_WHAT TO PRODUCE_.
Write out the entire listing below exactly, with the pictures left out.

═════ DATA EXCERPT

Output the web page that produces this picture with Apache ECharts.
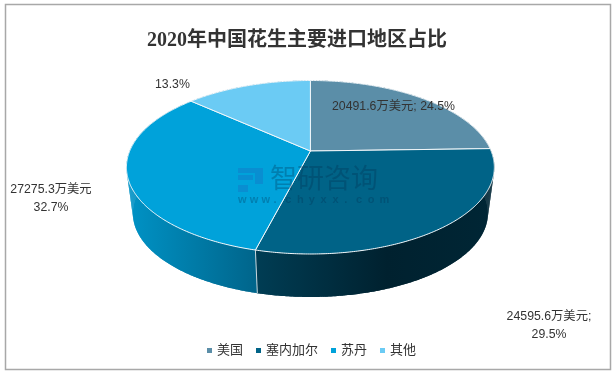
<!DOCTYPE html>
<html><head><meta charset="utf-8">
<style>html,body{margin:0;padding:0;background:#fff}#c{width:616px;height:375px}</style>
<script src="https://cdn.jsdelivr.net/npm/echarts@6/dist/echarts.min.js"></script>
</head><body><div id="c"></div>
<script>
const categories = ['美国','塞内加尔','苏丹','其他'];
const values = [20491.6, 24595.6, 27275.3, 11120];
const topColors = ['#5b8ea8','#006387','#00a2da','#6bcbf4'];
const sideStops = [
  [['#3d6f88',0],['#3d6f88',1]],
  [['#003d54',0],['#00212f',0.55],['#002635',1]],
  [['#0093c6',0],['#00658b',1]],
  [['#4a9cc0',0],['#4a9cc0',1]]
];
const sideRange = [[310,494],[256,494],[127,256],[127,310]];
const FONT = '"Liberation Sans","Noto Sans CJK SC",sans-serif';
const WATERMARK_URL = 'www.chyxx.com';

const total = values.reduce((a,b)=>a+b,0);
const P = {cx:310.4, cy:151, a:180.7, b:83.7, k:0.1873, s:0.965, by:197.6};
function proj(theta, bottom){
  const u=Math.sin(theta), v=Math.cos(theta), w=1+P.k*v;
  const s=bottom?P.s:1, cy=bottom?P.by:P.cy;
  return [P.cx+s*P.a*u/w, cy-s*P.b*v/w];
}
function arc(t0,t1,bottom){
  const pts=[], n=Math.max(2,Math.ceil(Math.abs(t1-t0)/0.01));
  for(let i=0;i<=n;i++) pts.push(proj(t0+(t1-t0)*i/n,bottom));
  return pts;
}
function span(i){
  const before=values.slice(0,i).reduce((a,b)=>a+b,0);
  return [before/total*2*Math.PI,(before+values[i])/total*2*Math.PI];
}
function renderTop(i){
  return function(){
    const [t0,t1]=span(i);
    return {type:'polygon',shape:{points:[[P.cx,P.cy]].concat(arc(t0,t1,false))},
      style:{fill:topColors[i],stroke:'#f2f7fa',lineWidth:1,lineJoin:'round'}};
  };
}
function renderSide(i){
  return function(){
    const [t0,t1]=span(i);
    const r=sideRange[i];
    const fill={type:'linear',x:r[0],y:0,x2:r[1],y2:0,global:true,
      colorStops:sideStops[i].map(s=>({color:s[0],offset:s[1]}))};
    const top=arc(t0,t1,false), bot=arc(t0,t1,true);
    const children=[{type:'polygon',shape:{points:top.concat(bot.slice().reverse())},style:{fill}}];
    for(let j=0;j<top.length-1;j+=1){
      children.push({type:'polygon',shape:{points:[top[j],top[j+1],bot[j+1],bot[j]]},style:{fill}});
    }
    if(Math.cos(t0)<0){
      const a=proj(t0,false), b=proj(t0,true);
      children.push({type:'line',shape:{x1:a[0],y1:a[1],x2:b[0],y2:b[1]},style:{stroke:'#c9d6dc',lineWidth:1}});
    }
    return {type:'group',children};
  };
}
const series=[];
categories.forEach((name,i)=>series.push({type:'custom',name,coordinateSystem:'none',z:2,silent:true,
  itemStyle:{color:topColors[i]},data:[values[i]],renderItem:renderSide(i)}));
categories.forEach((name,i)=>series.push({type:'custom',name,coordinateSystem:'none',z:3,silent:true,
  itemStyle:{color:topColors[i]},data:[values[i]],renderItem:renderTop(i)}));

function label(text,x,y,align){
  return {type:'text',z:10,x,y,style:{text,fill:'#333',font:'12.3px '+FONT,textAlign:align||'left',textVerticalAlign:'middle'}};
}
const logoFill='rgba(30,95,190,0.3)';
const wmFill='rgba(0,45,80,0.3)';
const wmChars=WATERMARK_URL.split('').map((c,i)=>({type:'text',z:9,x:238+i*11.8,y:200,
  style:{text:c,fill:wmFill,font:'bold 11px "Liberation Sans",sans-serif',textVerticalAlign:'middle'}}));
const chart=echarts.init(document.getElementById('c'),null,{renderer:'canvas'});
chart.setOption({
  animation:false,
  backgroundColor:'#fff',
  title:{text:'2020年中国花生主要进口地区占比',left:147,top:31,padding:0,
    textStyle:{fontSize:20,fontWeight:'bold',color:'#333',fontFamily:'"Liberation Serif","Noto Sans CJK SC",serif'}},
  legend:{left:207,top:344,padding:0,icon:'rect',itemWidth:5,itemHeight:5,itemGap:13,data:categories,
    selectedMode:false,textStyle:{fontSize:13,color:'#333',fontFamily:FONT}},
  series,
  graphic:[
    {type:'rect',z:0,shape:{x:5.5,y:4.5,width:605,height:365},style:{fill:'#fff',stroke:'#a8a8a8',lineWidth:1.5}},
    label('20491.6万美元; 24.5%',332,107),
    label('13.3%',155,85),
    label('27275.3万美元',51,190,'center'),
    label('32.7%',51,208,'center'),
    label('24595.6万美元;',549,317,'center'),
    label('29.5%',549,335,'center'),
    {type:'rect',z:9,shape:{x:238,y:168,width:25,height:5},style:{fill:logoFill}},
    {type:'rect',z:9,shape:{x:238,y:175,width:15,height:5},style:{fill:logoFill}},
    {type:'rect',z:9,shape:{x:255,y:173,width:8,height:11},style:{fill:logoFill}},
    {type:'rect',z:9,shape:{x:238,y:185,width:10,height:7},style:{fill:logoFill}},
    {type:'text',z:9,x:270,y:181,style:{text:'智研咨询',fill:wmFill,font:'27px '+FONT,textVerticalAlign:'middle'}}
  ].concat(wmChars)
});
</script></body></html>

══════════

_THE COMPLETED TASK_.
Output the web page that produces this picture with Apache ECharts.
<!DOCTYPE html>
<html><head><meta charset="utf-8">
<style>html,body{margin:0;padding:0;background:#fff}#c{width:616px;height:375px}</style>
<script src="https://cdn.jsdelivr.net/npm/echarts@6/dist/echarts.min.js"></script>
</head><body><div id="c"></div>
<script>
const categories = ['美国','塞内加尔','苏丹','其他'];
const values = [20491.6, 24595.6, 27275.3, 11120];
const topColors = ['#5b8ea8','#006387','#00a2da','#6bcbf4'];
const sideStops = [
  [['#3d6f88',0],['#3d6f88',1]],
  [['#003d54',0],['#00212f',0.55],['#002635',1]],
  [['#0093c6',0],['#00658b',1]],
  [['#4a9cc0',0],['#4a9cc0',1]]
];
const sideRange = [[310,494],[256,494],[127,256],[127,310]];
const FONT = '"Liberation Sans","Noto Sans CJK SC",sans-serif';
const WATERMARK_URL = 'www.chyxx.com';

const total = values.reduce((a,b)=>a+b,0);
const P = {cx:310.4, cy:151, a:180.7, b:83.7, k:0.1873, s:0.965, by:197.6};
function proj(theta, bottom){
  const u=Math.sin(theta), v=Math.cos(theta), w=1+P.k*v;
  const s=bottom?P.s:1, cy=bottom?P.by:P.cy;
  return [P.cx+s*P.a*u/w, cy-s*P.b*v/w];
}
function arc(t0,t1,bottom){
  const pts=[], n=Math.max(2,Math.ceil(Math.abs(t1-t0)/0.01));
  for(let i=0;i<=n;i++) pts.push(proj(t0+(t1-t0)*i/n,bottom));
  return pts;
}
function span(i){
  const before=values.slice(0,i).reduce((a,b)=>a+b,0);
  return [before/total*2*Math.PI,(before+values[i])/total*2*Math.PI];
}
function renderTop(i){
  return function(){
    const [t0,t1]=span(i);
    return {type:'polygon',shape:{points:[[P.cx,P.cy]].concat(arc(t0,t1,false))},
      style:{fill:topColors[i],stroke:'#f2f7fa',lineWidth:1,lineJoin:'round'}};
  };
}
function renderSide(i){
  return function(){
    const [t0,t1]=span(i);
    const r=sideRange[i];
    const fill={type:'linear',x:r[0],y:0,x2:r[1],y2:0,global:true,
      colorStops:sideStops[i].map(s=>({color:s[0],offset:s[1]}))};
    const top=arc(t0,t1,false), bot=arc(t0,t1,true);
    const children=[{type:'polygon',shape:{points:top.concat(bot.slice().reverse())},style:{fill}}];
    for(let j=0;j<top.length-1;j+=1){
      children.push({type:'polygon',shape:{points:[top[j],top[j+1],bot[j+1],bot[j]]},style:{fill}});
    }
    if(Math.cos(t0)<0){
      const a=proj(t0,false), b=proj(t0,true);
      children.push({type:'line',shape:{x1:a[0],y1:a[1],x2:b[0],y2:b[1]},style:{stroke:'#c9d6dc',lineWidth:1}});
    }
    return {type:'group',children};
  };
}
const series=[];
categories.forEach((name,i)=>series.push({type:'custom',name,coordinateSystem:'none',z:2,silent:true,
  itemStyle:{color:topColors[i]},data:[values[i]],renderItem:renderSide(i)}));
categories.forEach((name,i)=>series.push({type:'custom',name,coordinateSystem:'none',z:3,silent:true,
  itemStyle:{color:topColors[i]},data:[values[i]],renderItem:renderTop(i)}));

function label(text,x,y,align){
  return {type:'text',z:10,x,y,style:{text,fill:'#333',font:'12.3px '+FONT,textAlign:align||'left',textVerticalAlign:'middle'}};
}
const logoFill='rgba(30,95,190,0.3)';
const wmFill='rgba(0,45,80,0.3)';
const wmChars=WATERMARK_URL.split('').map((c,i)=>({type:'text',z:9,x:238+i*11.8,y:200,
  style:{text:c,fill:wmFill,font:'bold 11px "Liberation Sans",sans-serif',textVerticalAlign:'middle'}}));
const chart=echarts.init(document.getElementById('c'),null,{renderer:'canvas'});
chart.setOption({
  animation:false,
  backgroundColor:'#fff',
  title:{text:'2020年中国花生主要进口地区占比',left:147,top:31,padding:0,
    textStyle:{fontSize:20,fontWeight:'bold',color:'#333',fontFamily:'"Liberation Serif","Noto Sans CJK SC",serif'}},
  legend:{left:207,top:344,padding:0,icon:'rect',itemWidth:5,itemHeight:5,itemGap:13,data:categories,
    selectedMode:false,textStyle:{fontSize:13,color:'#333',fontFamily:FONT}},
  series,
  graphic:[
    {type:'rect',z:0,shape:{x:5.5,y:4.5,width:605,height:365},style:{fill:'#fff',stroke:'#a8a8a8',lineWidth:1.5}},
    label('20491.6万美元; 24.5%',332,107),
    label('13.3%',155,85),
    label('27275.3万美元',51,190,'center'),
    label('32.7%',51,208,'center'),
    label('24595.6万美元;',549,317,'center'),
    label('29.5%',549,335,'center'),
    {type:'rect',z:9,shape:{x:238,y:168,width:25,height:5},style:{fill:logoFill}},
    {type:'rect',z:9,shape:{x:238,y:175,width:15,height:5},style:{fill:logoFill}},
    {type:'rect',z:9,shape:{x:255,y:173,width:8,height:11},style:{fill:logoFill}},
    {type:'rect',z:9,shape:{x:238,y:185,width:10,height:7},style:{fill:logoFill}},
    {type:'text',z:9,x:270,y:181,style:{text:'智研咨询',fill:wmFill,font:'27px '+FONT,textVerticalAlign:'middle'}}
  ].concat(wmChars)
});
</script></body></html>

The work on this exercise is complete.